• **TASK OBJECTIVE**: Using the records below, copy exactly the part that opens with the line holding "Reproduce this chart with Plotly." and closes with the line holding "import plotly.graph_objects as go", minus the pictures.

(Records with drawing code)
## Begin
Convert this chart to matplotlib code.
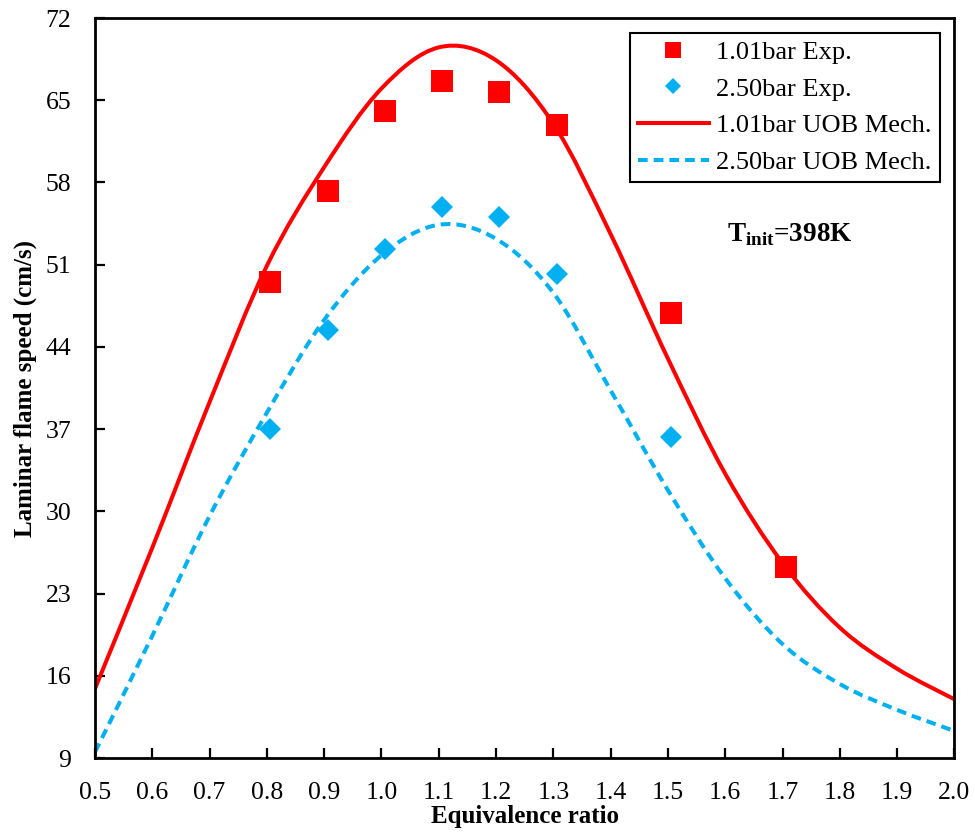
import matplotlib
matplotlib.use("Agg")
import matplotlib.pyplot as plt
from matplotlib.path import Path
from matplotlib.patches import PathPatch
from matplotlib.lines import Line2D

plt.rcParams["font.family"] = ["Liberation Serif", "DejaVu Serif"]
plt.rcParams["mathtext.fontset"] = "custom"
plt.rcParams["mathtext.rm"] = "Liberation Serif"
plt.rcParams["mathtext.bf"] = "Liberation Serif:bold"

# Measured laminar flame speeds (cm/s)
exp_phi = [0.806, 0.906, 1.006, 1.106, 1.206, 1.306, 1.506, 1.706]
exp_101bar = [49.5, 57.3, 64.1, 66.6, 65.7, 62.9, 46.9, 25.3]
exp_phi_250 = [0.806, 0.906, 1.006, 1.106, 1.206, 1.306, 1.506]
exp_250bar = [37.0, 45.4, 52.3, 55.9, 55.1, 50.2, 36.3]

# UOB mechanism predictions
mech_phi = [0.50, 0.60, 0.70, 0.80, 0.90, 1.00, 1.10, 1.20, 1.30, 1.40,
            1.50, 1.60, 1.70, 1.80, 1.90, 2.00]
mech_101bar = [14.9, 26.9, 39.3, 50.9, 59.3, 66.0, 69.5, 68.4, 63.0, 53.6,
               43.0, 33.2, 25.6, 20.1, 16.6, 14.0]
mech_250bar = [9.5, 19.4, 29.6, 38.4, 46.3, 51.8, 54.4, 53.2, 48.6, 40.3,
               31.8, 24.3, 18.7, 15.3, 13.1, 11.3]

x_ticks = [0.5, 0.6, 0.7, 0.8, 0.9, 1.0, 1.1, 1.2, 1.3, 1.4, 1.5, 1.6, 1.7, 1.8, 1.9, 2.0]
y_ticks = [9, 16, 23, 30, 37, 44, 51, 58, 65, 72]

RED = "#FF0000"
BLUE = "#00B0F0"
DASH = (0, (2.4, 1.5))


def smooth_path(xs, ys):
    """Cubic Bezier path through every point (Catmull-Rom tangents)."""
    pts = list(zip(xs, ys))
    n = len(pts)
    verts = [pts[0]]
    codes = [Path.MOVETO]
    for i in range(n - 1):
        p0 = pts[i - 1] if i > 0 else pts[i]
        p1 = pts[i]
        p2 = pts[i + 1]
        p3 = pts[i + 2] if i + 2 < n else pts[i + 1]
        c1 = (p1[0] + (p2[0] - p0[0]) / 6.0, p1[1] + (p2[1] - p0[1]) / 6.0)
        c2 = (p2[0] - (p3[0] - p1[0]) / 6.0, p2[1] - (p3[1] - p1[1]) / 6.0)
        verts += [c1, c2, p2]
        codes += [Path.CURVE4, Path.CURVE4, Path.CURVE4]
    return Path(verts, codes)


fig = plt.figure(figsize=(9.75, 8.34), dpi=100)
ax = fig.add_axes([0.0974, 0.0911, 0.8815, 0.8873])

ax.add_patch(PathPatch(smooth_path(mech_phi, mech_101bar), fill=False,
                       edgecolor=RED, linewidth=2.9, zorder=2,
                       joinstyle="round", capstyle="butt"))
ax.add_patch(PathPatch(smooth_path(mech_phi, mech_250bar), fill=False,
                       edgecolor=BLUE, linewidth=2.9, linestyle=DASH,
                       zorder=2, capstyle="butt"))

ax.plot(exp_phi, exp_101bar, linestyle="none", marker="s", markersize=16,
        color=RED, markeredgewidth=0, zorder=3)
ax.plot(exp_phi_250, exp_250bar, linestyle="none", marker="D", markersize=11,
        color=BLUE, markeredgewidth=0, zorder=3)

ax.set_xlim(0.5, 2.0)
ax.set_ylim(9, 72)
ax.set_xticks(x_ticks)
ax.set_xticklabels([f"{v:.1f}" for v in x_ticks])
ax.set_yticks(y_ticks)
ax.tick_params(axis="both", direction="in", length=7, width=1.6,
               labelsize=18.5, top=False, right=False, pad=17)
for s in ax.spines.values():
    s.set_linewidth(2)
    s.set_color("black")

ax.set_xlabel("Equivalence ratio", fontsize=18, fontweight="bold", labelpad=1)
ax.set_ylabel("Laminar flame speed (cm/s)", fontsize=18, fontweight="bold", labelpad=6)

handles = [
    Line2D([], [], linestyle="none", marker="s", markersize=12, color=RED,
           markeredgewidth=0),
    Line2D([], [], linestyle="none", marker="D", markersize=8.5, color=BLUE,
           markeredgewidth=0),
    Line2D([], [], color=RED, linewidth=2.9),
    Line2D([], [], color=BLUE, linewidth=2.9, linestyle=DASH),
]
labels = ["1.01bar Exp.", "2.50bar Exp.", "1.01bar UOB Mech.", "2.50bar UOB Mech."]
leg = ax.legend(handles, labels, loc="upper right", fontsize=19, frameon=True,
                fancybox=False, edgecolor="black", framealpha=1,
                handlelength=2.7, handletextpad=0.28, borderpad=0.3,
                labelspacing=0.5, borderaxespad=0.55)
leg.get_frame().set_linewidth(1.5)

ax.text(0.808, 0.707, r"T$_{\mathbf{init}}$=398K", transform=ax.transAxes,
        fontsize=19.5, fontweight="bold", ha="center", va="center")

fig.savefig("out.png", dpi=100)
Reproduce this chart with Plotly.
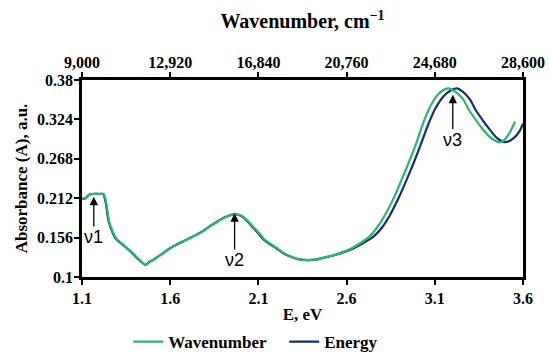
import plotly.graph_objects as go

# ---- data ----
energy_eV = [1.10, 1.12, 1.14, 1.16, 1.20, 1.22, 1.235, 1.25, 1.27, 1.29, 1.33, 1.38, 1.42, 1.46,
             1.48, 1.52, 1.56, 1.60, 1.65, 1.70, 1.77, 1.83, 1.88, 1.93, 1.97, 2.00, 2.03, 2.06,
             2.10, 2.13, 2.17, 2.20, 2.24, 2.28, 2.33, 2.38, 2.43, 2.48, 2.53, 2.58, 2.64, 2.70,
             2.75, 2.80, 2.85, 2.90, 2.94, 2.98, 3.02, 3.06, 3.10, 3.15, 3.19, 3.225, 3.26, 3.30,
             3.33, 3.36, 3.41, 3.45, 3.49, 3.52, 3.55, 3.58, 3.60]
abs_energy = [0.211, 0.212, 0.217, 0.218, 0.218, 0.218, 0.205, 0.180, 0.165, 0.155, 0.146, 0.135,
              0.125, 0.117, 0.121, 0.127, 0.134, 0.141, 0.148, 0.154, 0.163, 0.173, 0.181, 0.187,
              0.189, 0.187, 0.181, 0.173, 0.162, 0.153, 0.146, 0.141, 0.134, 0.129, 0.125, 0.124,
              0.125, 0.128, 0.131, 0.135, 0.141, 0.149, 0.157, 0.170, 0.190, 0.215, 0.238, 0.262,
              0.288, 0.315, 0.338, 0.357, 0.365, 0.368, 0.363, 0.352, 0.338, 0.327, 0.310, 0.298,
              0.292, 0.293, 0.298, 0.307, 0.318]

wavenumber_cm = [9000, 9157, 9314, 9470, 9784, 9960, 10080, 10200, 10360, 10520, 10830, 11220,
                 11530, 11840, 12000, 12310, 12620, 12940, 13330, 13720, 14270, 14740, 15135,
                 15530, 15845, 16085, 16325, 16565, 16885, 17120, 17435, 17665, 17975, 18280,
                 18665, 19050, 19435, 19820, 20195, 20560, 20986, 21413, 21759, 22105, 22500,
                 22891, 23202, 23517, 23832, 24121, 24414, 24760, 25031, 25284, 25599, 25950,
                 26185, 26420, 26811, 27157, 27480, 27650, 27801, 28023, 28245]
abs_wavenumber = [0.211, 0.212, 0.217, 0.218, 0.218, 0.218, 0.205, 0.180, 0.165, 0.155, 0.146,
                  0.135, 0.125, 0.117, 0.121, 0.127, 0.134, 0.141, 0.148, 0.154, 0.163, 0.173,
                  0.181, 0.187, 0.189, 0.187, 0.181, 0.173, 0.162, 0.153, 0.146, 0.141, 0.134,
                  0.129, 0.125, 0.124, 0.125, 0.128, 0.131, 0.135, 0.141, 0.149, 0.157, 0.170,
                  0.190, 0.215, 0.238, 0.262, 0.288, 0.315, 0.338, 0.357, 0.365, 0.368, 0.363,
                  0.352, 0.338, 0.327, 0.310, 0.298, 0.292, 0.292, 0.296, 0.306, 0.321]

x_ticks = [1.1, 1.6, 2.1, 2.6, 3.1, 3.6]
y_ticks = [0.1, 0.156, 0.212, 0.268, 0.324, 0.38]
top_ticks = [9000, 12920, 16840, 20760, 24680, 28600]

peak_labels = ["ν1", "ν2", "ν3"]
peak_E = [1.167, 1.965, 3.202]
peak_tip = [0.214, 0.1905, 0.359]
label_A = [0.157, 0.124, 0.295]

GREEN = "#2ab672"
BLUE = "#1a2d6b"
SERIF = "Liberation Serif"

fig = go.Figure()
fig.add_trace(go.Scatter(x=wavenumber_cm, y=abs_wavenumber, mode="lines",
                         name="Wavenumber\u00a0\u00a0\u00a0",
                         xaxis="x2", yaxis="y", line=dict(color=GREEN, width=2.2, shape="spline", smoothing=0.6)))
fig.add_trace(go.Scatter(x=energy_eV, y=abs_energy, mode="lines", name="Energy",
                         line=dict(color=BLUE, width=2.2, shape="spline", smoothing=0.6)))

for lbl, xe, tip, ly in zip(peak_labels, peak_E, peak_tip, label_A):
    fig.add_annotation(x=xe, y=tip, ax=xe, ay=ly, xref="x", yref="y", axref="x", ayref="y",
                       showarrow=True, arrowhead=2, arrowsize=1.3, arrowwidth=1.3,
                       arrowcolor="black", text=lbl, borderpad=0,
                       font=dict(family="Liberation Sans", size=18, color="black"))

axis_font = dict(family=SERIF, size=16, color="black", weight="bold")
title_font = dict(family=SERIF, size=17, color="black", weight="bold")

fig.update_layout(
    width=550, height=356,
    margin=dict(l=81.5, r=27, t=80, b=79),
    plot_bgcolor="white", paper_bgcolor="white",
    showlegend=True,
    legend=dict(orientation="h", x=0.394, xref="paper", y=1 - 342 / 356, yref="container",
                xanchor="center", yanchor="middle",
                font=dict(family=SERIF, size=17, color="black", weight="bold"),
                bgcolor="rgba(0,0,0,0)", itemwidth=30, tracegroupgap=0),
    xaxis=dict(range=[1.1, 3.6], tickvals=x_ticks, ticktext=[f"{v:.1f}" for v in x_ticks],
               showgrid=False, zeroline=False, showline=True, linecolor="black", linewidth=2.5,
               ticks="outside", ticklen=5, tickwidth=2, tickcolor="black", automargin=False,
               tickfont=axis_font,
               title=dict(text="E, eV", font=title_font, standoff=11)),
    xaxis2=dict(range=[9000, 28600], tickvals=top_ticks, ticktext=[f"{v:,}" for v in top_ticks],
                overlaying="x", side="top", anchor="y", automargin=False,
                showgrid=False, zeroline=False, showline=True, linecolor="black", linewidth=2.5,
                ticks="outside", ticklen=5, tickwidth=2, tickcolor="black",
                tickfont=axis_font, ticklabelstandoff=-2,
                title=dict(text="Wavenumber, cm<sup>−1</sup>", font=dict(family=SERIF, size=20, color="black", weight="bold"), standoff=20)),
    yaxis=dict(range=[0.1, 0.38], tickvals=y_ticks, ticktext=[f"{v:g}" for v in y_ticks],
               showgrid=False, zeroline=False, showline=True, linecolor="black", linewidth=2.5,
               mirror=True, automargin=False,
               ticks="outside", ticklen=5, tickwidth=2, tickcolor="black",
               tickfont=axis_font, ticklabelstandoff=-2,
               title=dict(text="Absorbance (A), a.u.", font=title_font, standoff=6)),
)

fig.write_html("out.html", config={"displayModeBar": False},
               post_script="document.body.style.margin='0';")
## End
• **RESULT OF THIS EXERCISE**:
Reproduce this chart with Plotly.
import plotly.graph_objects as go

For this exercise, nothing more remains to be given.